(**Remember there is a zombie short story contest until July 3rd...**)
I was thrilled to see “Ghost Hunters International” using a dog on one of their expeditions, albeit short-lived. I’ve always felt that there’s a very reasonable and practical place for dogs on ghost hunts. Humans can miss the signs of activity, dogs don’t.
When I lived in California, the neighborhood dogs were our first warning before an earthquake. When I was pregnant, my head in the toilet in the morning in October 1987 when we were about to get a 6.0, it was the neighborhood dogs howling and barking incessantly that made the hairs rise on my neck. I crawled to my “safe spot” in the crappy old second-story apartment just in time. They didn’t steer me wrong. Each time an aftershock came, they let me know with their cacophony of yipping. When I was done with checking the apartment building's gas main and the neighbors' safety, I went and gave the dogs over the fence some hot dog bits.

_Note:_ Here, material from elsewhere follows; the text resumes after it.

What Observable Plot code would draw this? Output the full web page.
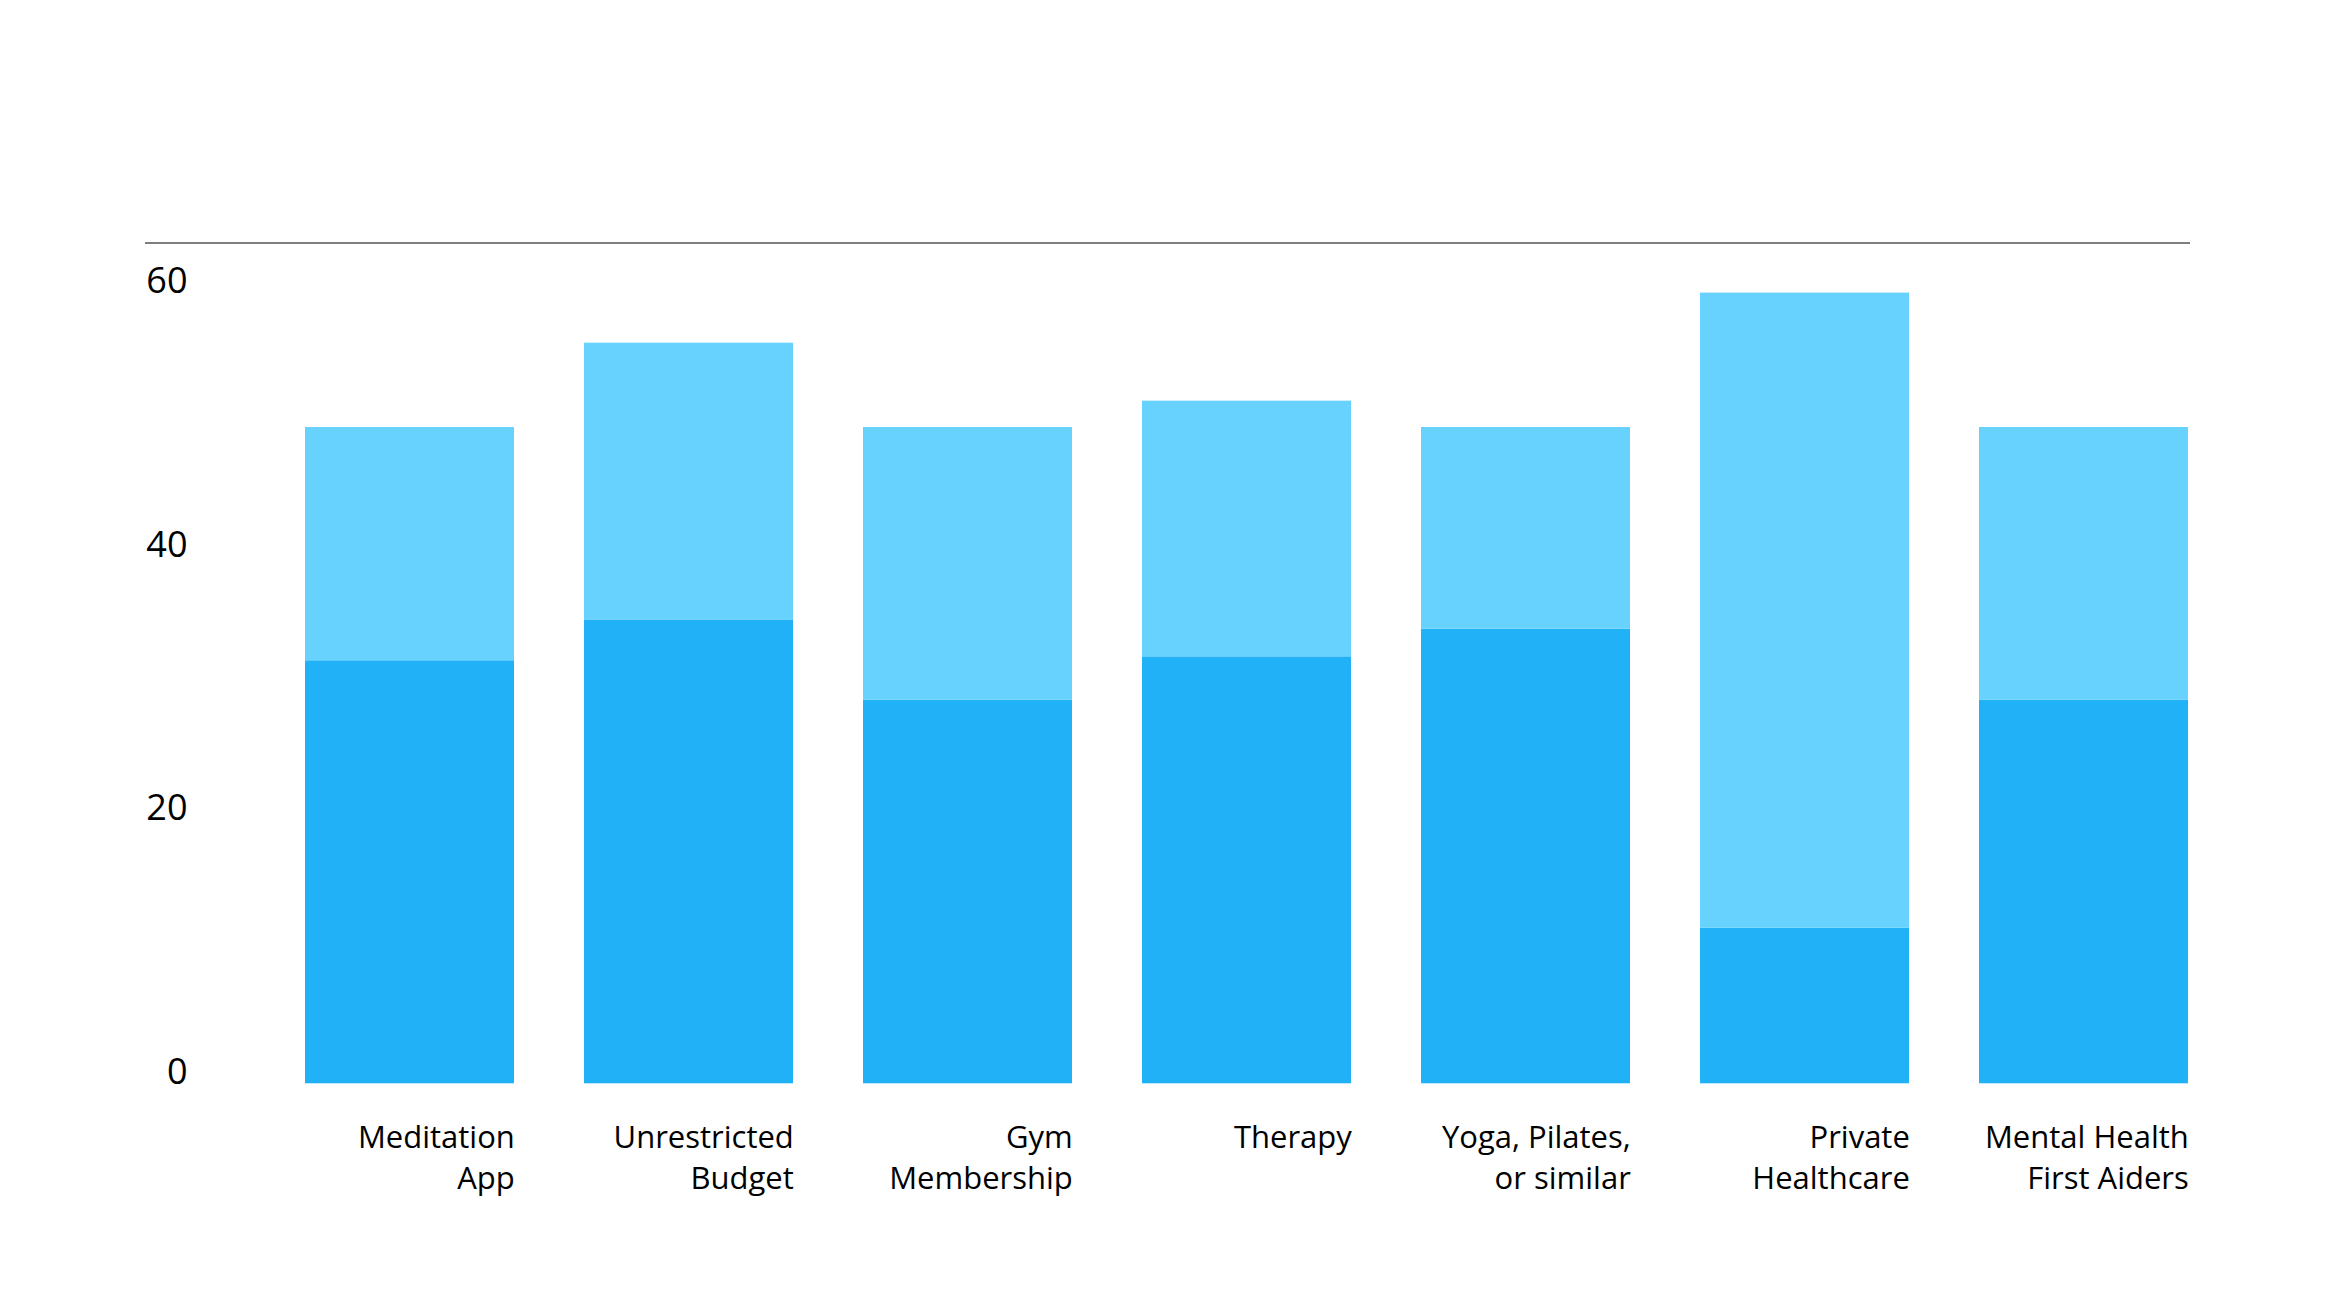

When I was growing up at Aspen Grove, our family dogs were the first warning sign when something was in the room with us. Their reactions were amazing, from hair standing up down their backs, tail between their legs, growling and barking at the unseen, to rushing from the room and hiding under beds. One time, they were so upset, they appeared to try to lunge and grab at something, one of them suddenly squealing as if he were kicked. He rushed out of the house with the other dog and cowered under the barn for several days!
If a dog won’t venture into a space, I know it’s a hot spot. If a dog stares at the unseen, I know it’s telling. If the dog refuses to enter, I know it’s bad.
Dogs may not always be practical on hunts, such as in someone’s residence where they don’t wish to have a dog or a public building, but when they can be used, they should be used. I’d prefer a dog to a thermometer and EMF meter any day—much more reliable. You can walk them through the site first and then try unleashing them, ignoring them so they’re not focused on attention, and then wander yourself around the place and see if the dog tries to come between you and something else. If he’s acting protective, take note of it. The only time a dog will lead you astray is if he finds a scent he likes more or a moving rat that’s more entertaining.
Consider taking one on your next hunt. They’re not just man’s best friend, they’re also his very own ghost meter!